Make sure to buy a rain cover as well if your pack doesn’t come with one so you can protect your items in case of a storm.
My emergency blanket is another new item I recently added to my winter hiking packing list, and I don’t know why I went so long without it. They deflect wind and water and traps your body heat to keep you warm. While you hopefully go on your hike with no issues, you never know when there might be a sudden blizzard or you have to camp out overnight.
These are worse case scenarios, so I’m not saying this to scare you. However, when an emergency blanket rolls up smaller than a can and costs less than $20, there’s no reason not to add this to your cold weather hiking gear.
If you want to be as prepared as possible, I suggest investing in a navigation device for a life-saving winter hiking equipment. These are expensive and to be honest, they’re not necessary for easier day hikes. I do recommend ones like the Garmin inReach Explorer+ for overnight trips or going into the backcountry.
Not only can you get GPS from satellite if you get lost, but you can also send pre-programmed messages to family and friends.

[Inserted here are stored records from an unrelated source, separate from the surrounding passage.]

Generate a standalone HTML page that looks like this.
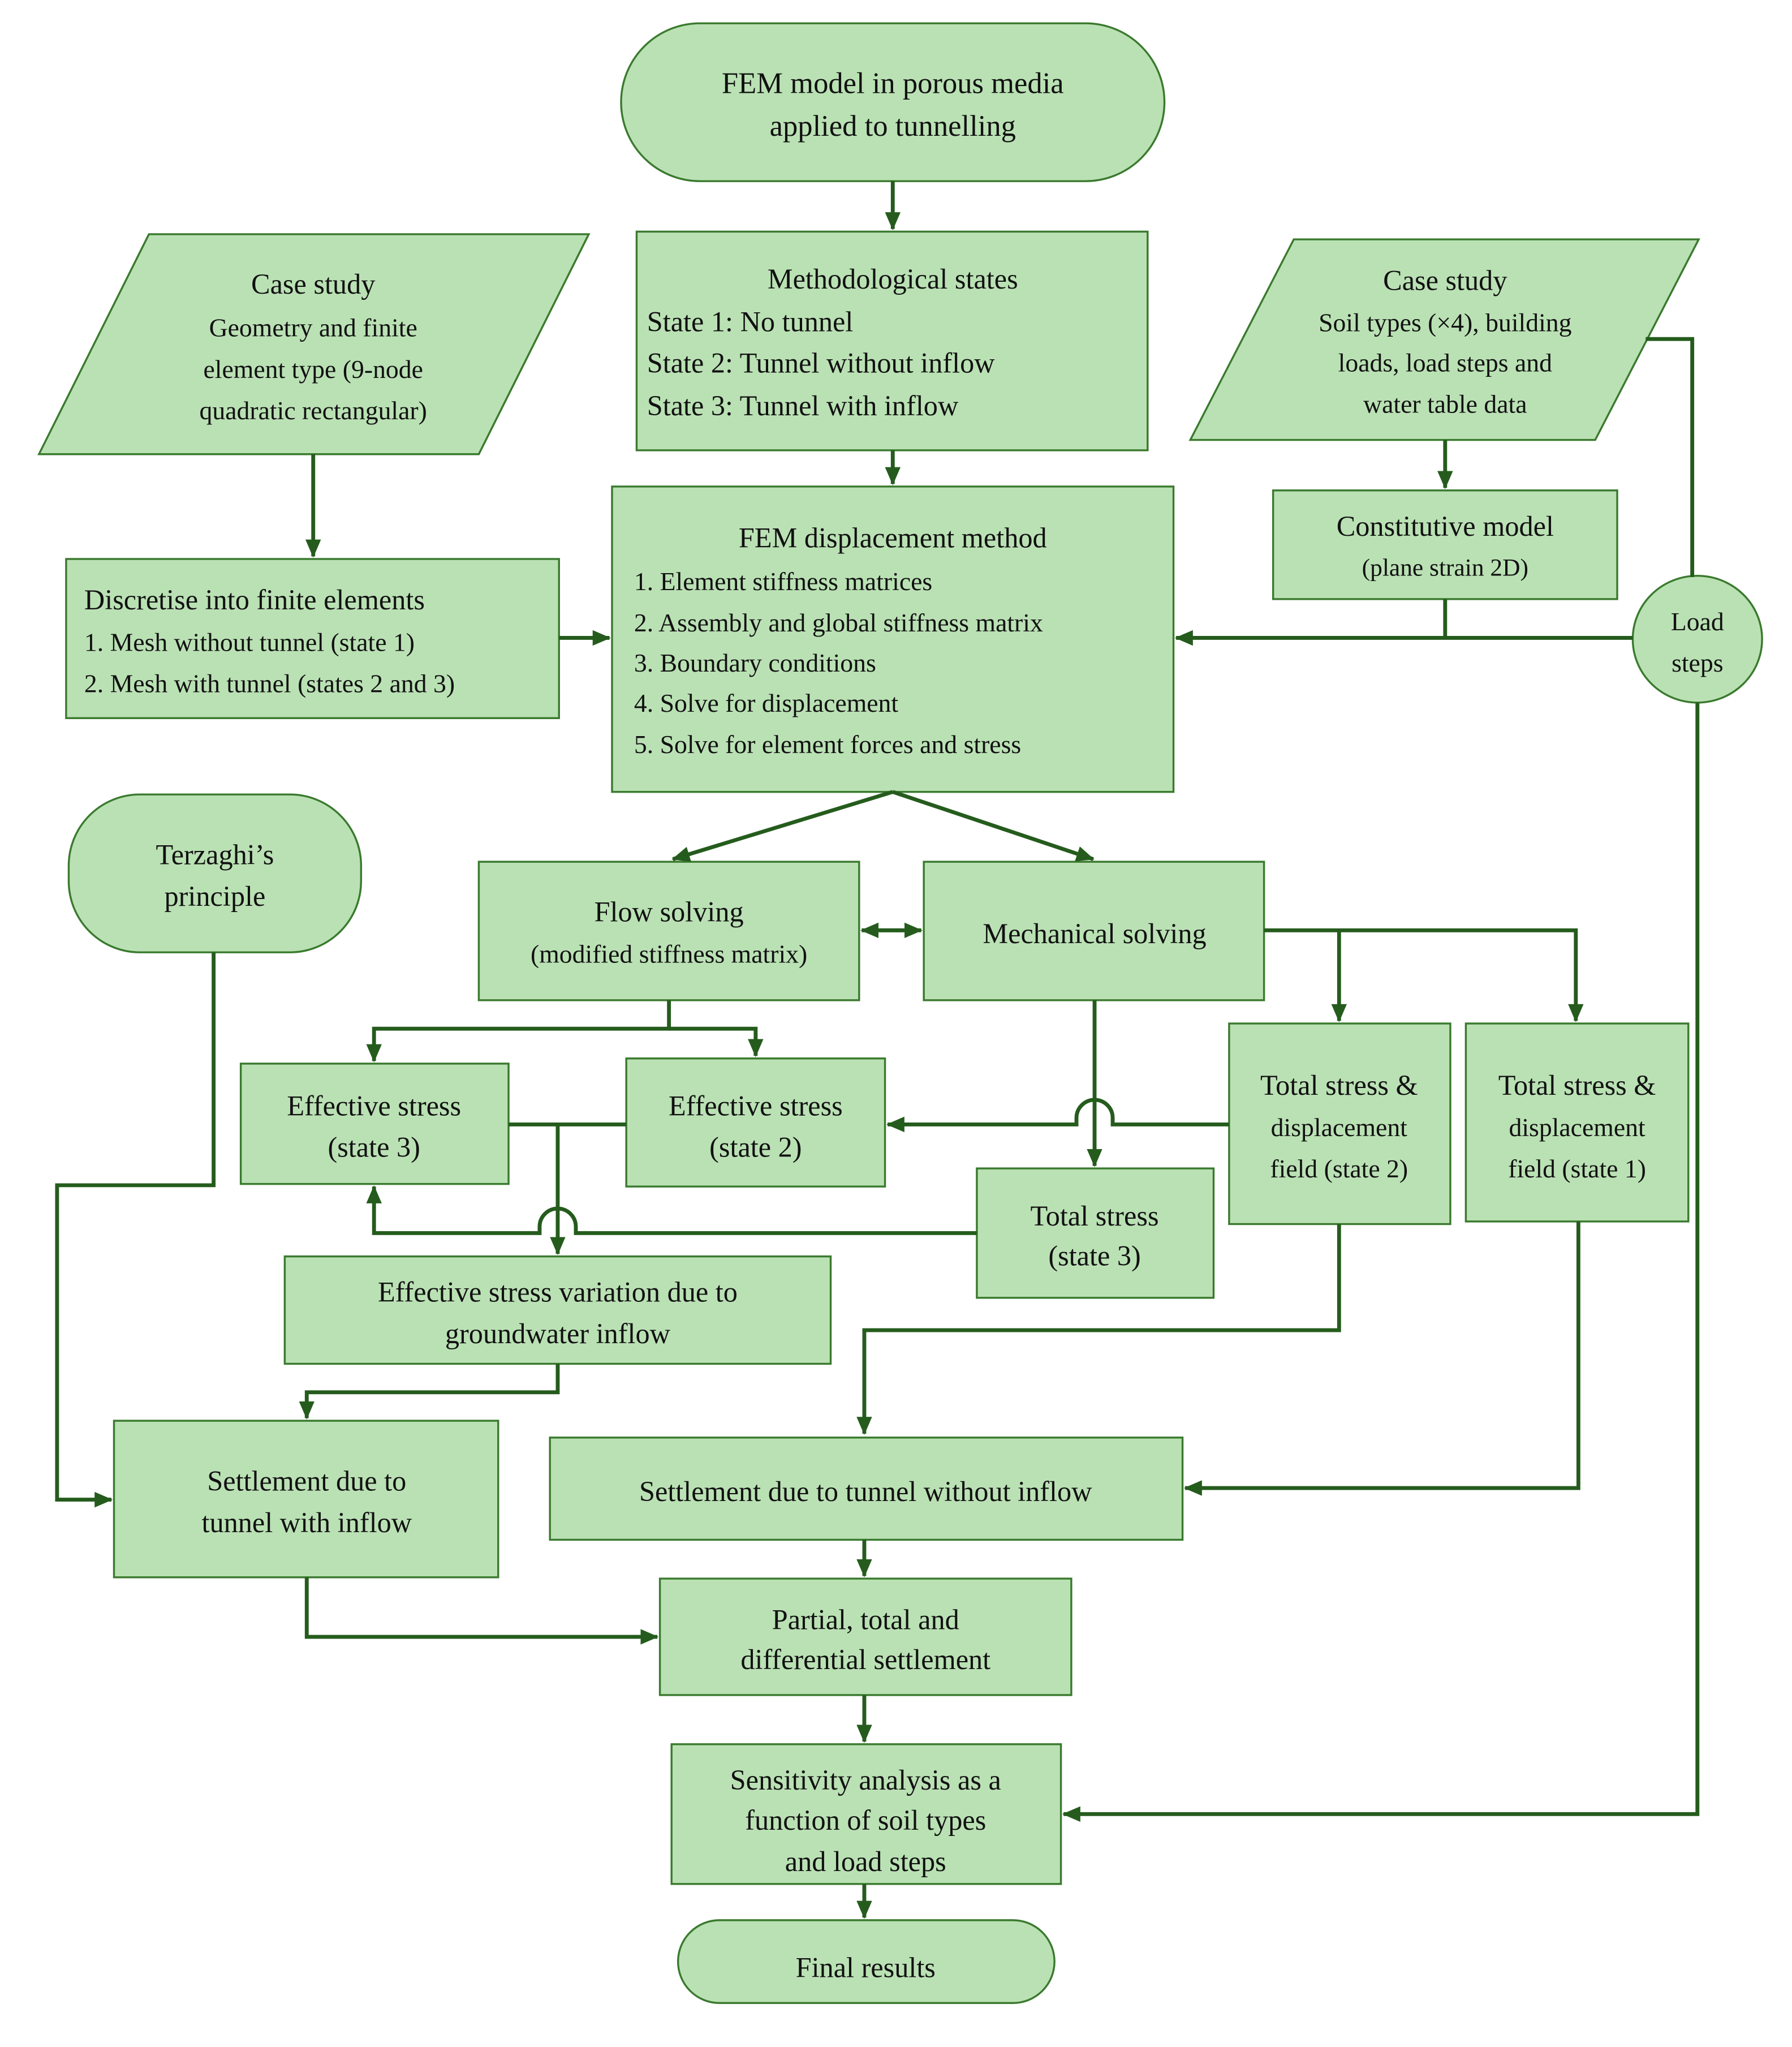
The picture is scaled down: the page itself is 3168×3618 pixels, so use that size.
<!DOCTYPE html>
<html><head><meta charset="utf-8"><style>html,body{margin:0;padding:0;background:#fff}svg{display:block}</style></head><body>
<svg xmlns="http://www.w3.org/2000/svg" width="3168" height="3618" viewBox="0 0 1385 1582">
<defs><marker id="a" markerWidth="14" markerHeight="12" refX="13" refY="6" orient="auto" markerUnits="userSpaceOnUse"><path d="M0,0 L14,6 L0,12 Z" fill="#255c1d"/></marker></defs>
<g fill="#bae1b4" stroke="#3a7a2e" stroke-width="1.5">
<rect x="480" y="18" width="420" height="122" rx="61"/>
<rect x="492" y="179" width="395" height="169"/>
<rect x="473" y="376" width="434" height="236"/>
<polygon points="115,181 455,181 370,351 30,351"/>
<rect x="51" y="432" width="381" height="123"/>
<polygon points="1000,185 1313,185 1233,340 920,340"/>
<rect x="984" y="379" width="266" height="84"/>
<ellipse cx="1312" cy="494" rx="50" ry="49"/>
<rect x="53" y="614" width="226" height="122" rx="55"/>
<rect x="370" y="666" width="294" height="107"/>
<rect x="714" y="666" width="263" height="107"/>
<rect x="950" y="791" width="171" height="155"/>
<rect x="1133" y="791" width="172" height="153"/>
<rect x="755" y="903" width="183" height="100"/>
<rect x="186" y="822" width="207" height="93"/>
<rect x="484" y="818" width="200" height="99"/>
<rect x="220" y="971" width="422" height="83"/>
<rect x="88" y="1098" width="297" height="121"/>
<rect x="425" y="1111" width="489" height="79"/>
<rect x="510" y="1220" width="318" height="90"/>
<rect x="519" y="1348" width="301" height="108"/>
<rect x="524" y="1484" width="291" height="64" rx="32"/>
</g>
<g fill="none" stroke="#255c1d" stroke-width="3">
<path d="M690 140V177" marker-end="url(#a)"/>
<path d="M690 348V374" marker-end="url(#a)"/>
<path d="M242 351V430" marker-end="url(#a)"/>
<path d="M432 493H471" marker-end="url(#a)"/>
<path d="M1117 340V377" marker-end="url(#a)"/>
<path d="M1117 463V493"/>
<path d="M1262 493H909" marker-end="url(#a)"/>
<path d="M1272 262H1308V446"/>
<path d="M1312 543V1402H822" marker-end="url(#a)"/>
<path d="M165 736V916H44V1159H86" marker-end="url(#a)"/>
<path d="M690 612L520 664" marker-end="url(#a)"/>
<path d="M690 612L845 664" marker-end="url(#a)"/>
<path d="M680 719H712" marker-end="url(#a)"/>
<path d="M698 719H666" marker-end="url(#a)"/>
<path d="M977 719H1218V789" marker-end="url(#a)"/>
<path d="M1035 719V789" marker-end="url(#a)"/>
<path d="M846 773V901" marker-end="url(#a)"/>
<path d="M517 773V795H289V820" marker-end="url(#a)"/>
<path d="M517 795H584V816" marker-end="url(#a)"/>
<path d="M950 869H860V864A14 14 0 0 0 832 864V869H686" marker-end="url(#a)"/>
<path d="M393 869H484"/>
<path d="M431 869V969" marker-end="url(#a)"/>
<path d="M755 953H445V948A14 14 0 0 0 417 948V953H289V917" marker-end="url(#a)"/>
<path d="M431 1054V1076H237V1096" marker-end="url(#a)"/>
<path d="M1035 946V1028H668V1108" marker-end="url(#a)"/>
<path d="M1220 944V1150H916" marker-end="url(#a)"/>
<path d="M668 1190V1218" marker-end="url(#a)"/>
<path d="M237 1219V1265H508" marker-end="url(#a)"/>
<path d="M668 1310V1346" marker-end="url(#a)"/>
<path d="M668 1456V1482" marker-end="url(#a)"/>
</g>
<g font-family="Liberation Serif, serif" font-size="22" fill="#111" text-anchor="middle">
<text x="690" y="72" font-size="23">FEM model in porous media</text>
<text x="690" y="105" font-size="23">applied to tunnelling</text>
<text x="690" y="223">Methodological states</text>
<text x="242" y="227">Case study</text>
<text x="242" y="260" font-size="20">Geometry and finite</text>
<text x="242" y="292" font-size="20">element type (9-node</text>
<text x="242" y="324" font-size="20">quadratic rectangular)</text>
<text x="1117" y="224">Case study</text>
<text x="1117" y="256" font-size="20">Soil types (×4), building</text>
<text x="1117" y="287" font-size="20">loads, load steps and</text>
<text x="1117" y="319" font-size="20">water table data</text>
<text x="1117" y="414">Constitutive model</text>
<text x="1117" y="445" font-size="19">(plane strain 2D)</text>
<text x="1312" y="487" font-size="20">Load</text>
<text x="1312" y="519" font-size="20">steps</text>
<text x="690" y="423">FEM displacement method</text>
<text x="166" y="668">Terzaghi’s</text>
<text x="166" y="700">principle</text>
<text x="517" y="712">Flow solving</text>
<text x="517" y="744" font-size="20">(modified stiffness matrix)</text>
<text x="846" y="729">Mechanical solving</text>
<text x="1035" y="846">Total stress &amp;</text>
<text x="1035" y="878" font-size="20">displacement</text>
<text x="1035" y="910" font-size="20">field (state 2)</text>
<text x="1219" y="846">Total stress &amp;</text>
<text x="1219" y="878" font-size="20">displacement</text>
<text x="1219" y="910" font-size="20">field (state 1)</text>
<text x="846" y="947">Total stress</text>
<text x="846" y="978">(state 3)</text>
<text x="289" y="862">Effective stress</text>
<text x="289" y="894">(state 3)</text>
<text x="584" y="862">Effective stress</text>
<text x="584" y="894">(state 2)</text>
<text x="431" y="1006">Effective stress variation due to</text>
<text x="431" y="1038">groundwater inflow</text>
<text x="237" y="1152">Settlement due to</text>
<text x="237" y="1184">tunnel with inflow</text>
<text x="669" y="1160">Settlement due to tunnel without inflow</text>
<text x="669" y="1259">Partial, total and</text>
<text x="669" y="1290">differential settlement</text>
<text x="669" y="1383">Sensitivity analysis as a</text>
<text x="669" y="1414">function of soil types</text>
<text x="669" y="1446">and load steps</text>
<text x="669" y="1528">Final results</text>
</g>
<g font-family="Liberation Serif, serif" font-size="22" fill="#111">
<text x="500" y="256">State 1: No tunnel</text>
<text x="500" y="288">State 2: Tunnel without inflow</text>
<text x="500" y="321">State 3: Tunnel with inflow</text>
<text x="65" y="471">Discretise into finite elements</text>
<text x="65" y="503" font-size="20">1. Mesh without tunnel (state 1)</text>
<text x="65" y="535" font-size="20">2. Mesh with tunnel (states 2 and 3)</text>
<text x="490" y="456" font-size="20">1. Element stiffness matrices</text>
<text x="490" y="488" font-size="20">2. Assembly and global stiffness matrix</text>
<text x="490" y="519" font-size="20">3. Boundary conditions</text>
<text x="490" y="550" font-size="20">4. Solve for displacement</text>
<text x="490" y="582" font-size="20">5. Solve for element forces and stress</text>
</g>
</svg>
</body></html>
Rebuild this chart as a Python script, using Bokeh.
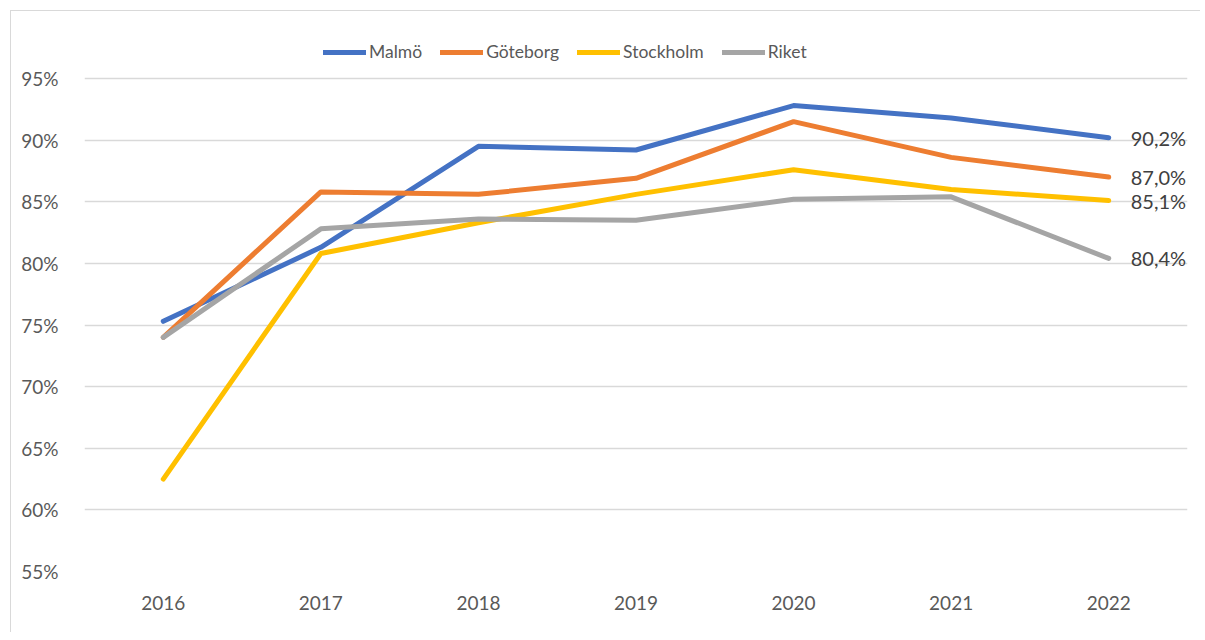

These can include “I’m okay but running late” if the hike is taking longer or “call for help” with a ping to your location. If you can afford it, I would add it to your winter hiking packing list.
I’ll be honest – a JetBoil isn’t necessary, but this snow hiking equipment will greatly enhance your experience. You’re able to boil water in a matter of minutes so you can have hot chocolate, soup, or any other type of warm meal during your trip.
If you do an overnight trip, you’ll want to put it on your winter backpacking checklist. Nothing is better than a hot cup of coffee after waking up on a cold morning.
Staying in a cozy cabin after a day of winter hiking is a fun way to end the day, so check out the best Airbnb cabins in Washington if you want to extend your trip.
Now that you have a full list of winter hiking clothes and cold weather hiking gear, you should feel much more prepared. It’s time to go out and enjoy the beauty that is winter hiking!